Should there be consideration given to make available “emergency use respirators” that do not require fit tests for use by volunteer responders at terrorist events? Should a risk assessment be done to ascertain the level of effectiveness associated with “emergency use respirators” worn without the benefit of fit testing?
Loose-fitting, respirators that do not require fit testing to provide the expected level of protection that are approved by NIOSH are available, and could be used by volunteer rescuers. These respirators are designed with an airflow of filtered or clean air to the facepiece and directed into the wearer’s breathing zone. The units, which would be usable in this rescue scenario, are classified as loose-fitting powered air purifying respirators (PAPR). While they do not require fit testing, they are required to be used in a respiratory protection program under OSHA’s Respiratory Protection Standards, 29 CFR 1910.134. OSHA has established Assigned Protection Factors (APF) for this type of respirator, so a risk assessment would not be required to determine the level of protection afforded in the use of these respirators.
Why couldn’t the FDNY utilize speech transmitters for their respirators to overcome the communication barrier?

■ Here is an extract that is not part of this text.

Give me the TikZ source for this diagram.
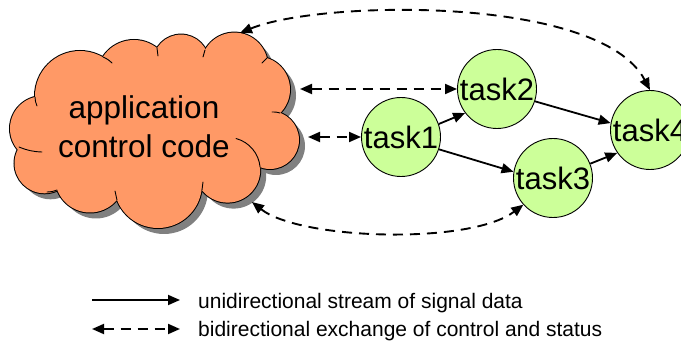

Most respirators used by municipal fire departments, including by the Fire Department of NYC, are equipped with speech enhancing capabilities, similar to the military masks that you referenced. This can range from mechanical diaphragms to electronic devices to enhance speech capabilities when the respirator is worn. Speech recognition while wearing a respirator is impaired when compared to non-respirator wear, even with the best available speech-enhancing capabilities. That is usually the basis of complaint by respirator wearers about impaired communications.